* The request
Collect from the data below each line with "this".

* Records supplied
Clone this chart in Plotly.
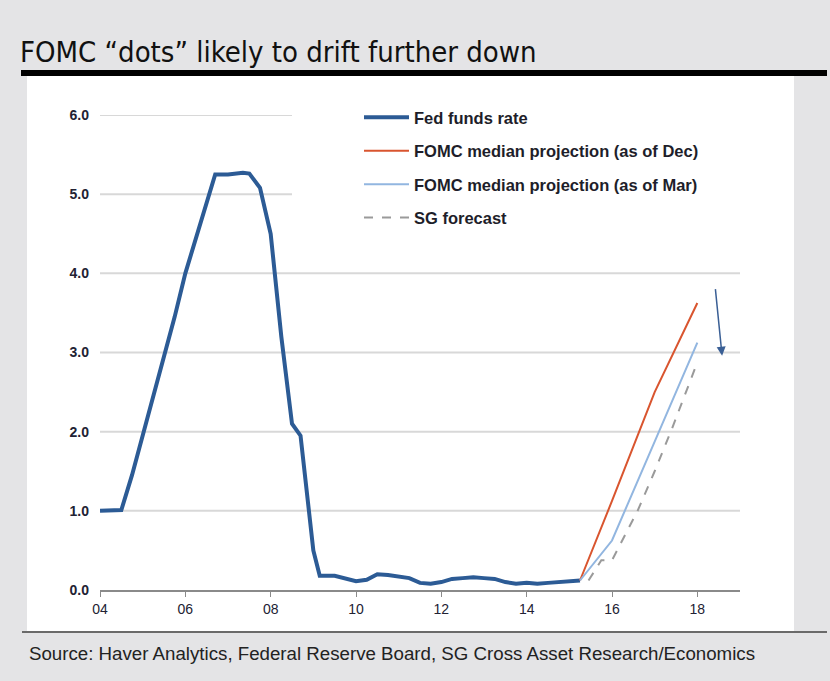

...

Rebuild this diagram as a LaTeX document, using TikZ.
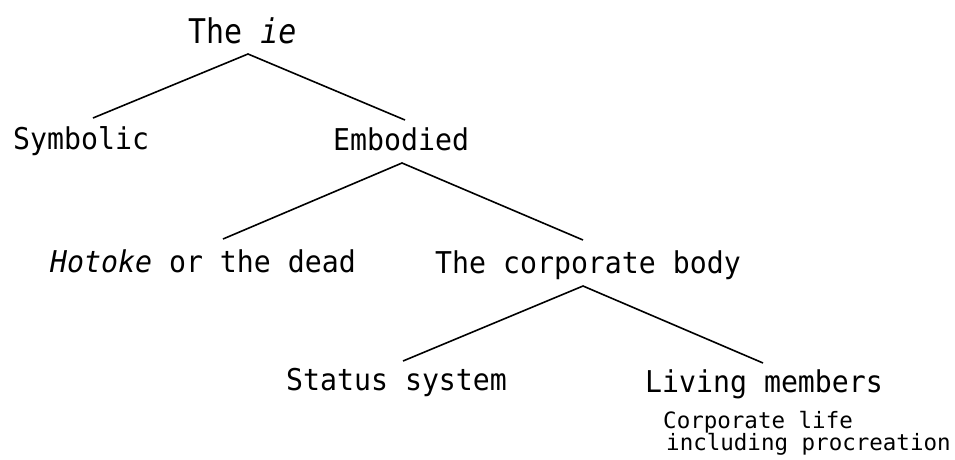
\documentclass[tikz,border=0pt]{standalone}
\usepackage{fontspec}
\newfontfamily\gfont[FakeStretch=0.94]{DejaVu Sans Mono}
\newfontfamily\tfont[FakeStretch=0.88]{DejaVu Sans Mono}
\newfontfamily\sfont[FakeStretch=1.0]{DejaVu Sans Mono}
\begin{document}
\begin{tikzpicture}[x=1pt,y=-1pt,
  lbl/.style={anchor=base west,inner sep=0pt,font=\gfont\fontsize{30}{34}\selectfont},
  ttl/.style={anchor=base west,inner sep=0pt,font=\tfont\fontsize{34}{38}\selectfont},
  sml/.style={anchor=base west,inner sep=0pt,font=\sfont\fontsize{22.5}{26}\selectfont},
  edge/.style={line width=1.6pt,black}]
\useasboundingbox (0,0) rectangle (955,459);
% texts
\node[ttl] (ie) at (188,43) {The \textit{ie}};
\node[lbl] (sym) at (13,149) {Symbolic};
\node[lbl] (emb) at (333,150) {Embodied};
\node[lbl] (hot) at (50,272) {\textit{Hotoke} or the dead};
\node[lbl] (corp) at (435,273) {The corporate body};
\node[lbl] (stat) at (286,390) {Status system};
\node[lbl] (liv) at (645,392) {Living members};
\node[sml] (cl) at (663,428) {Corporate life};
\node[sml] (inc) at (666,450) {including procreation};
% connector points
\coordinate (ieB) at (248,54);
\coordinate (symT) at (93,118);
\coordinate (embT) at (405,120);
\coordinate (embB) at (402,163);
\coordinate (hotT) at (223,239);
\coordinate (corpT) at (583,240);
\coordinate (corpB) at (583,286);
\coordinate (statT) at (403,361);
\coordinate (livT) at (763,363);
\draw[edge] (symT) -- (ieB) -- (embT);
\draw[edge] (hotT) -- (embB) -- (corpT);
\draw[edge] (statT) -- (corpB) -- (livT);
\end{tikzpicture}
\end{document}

* Problem solution
Clone this chart in Plotly.
Rebuild this diagram as a LaTeX document, using TikZ.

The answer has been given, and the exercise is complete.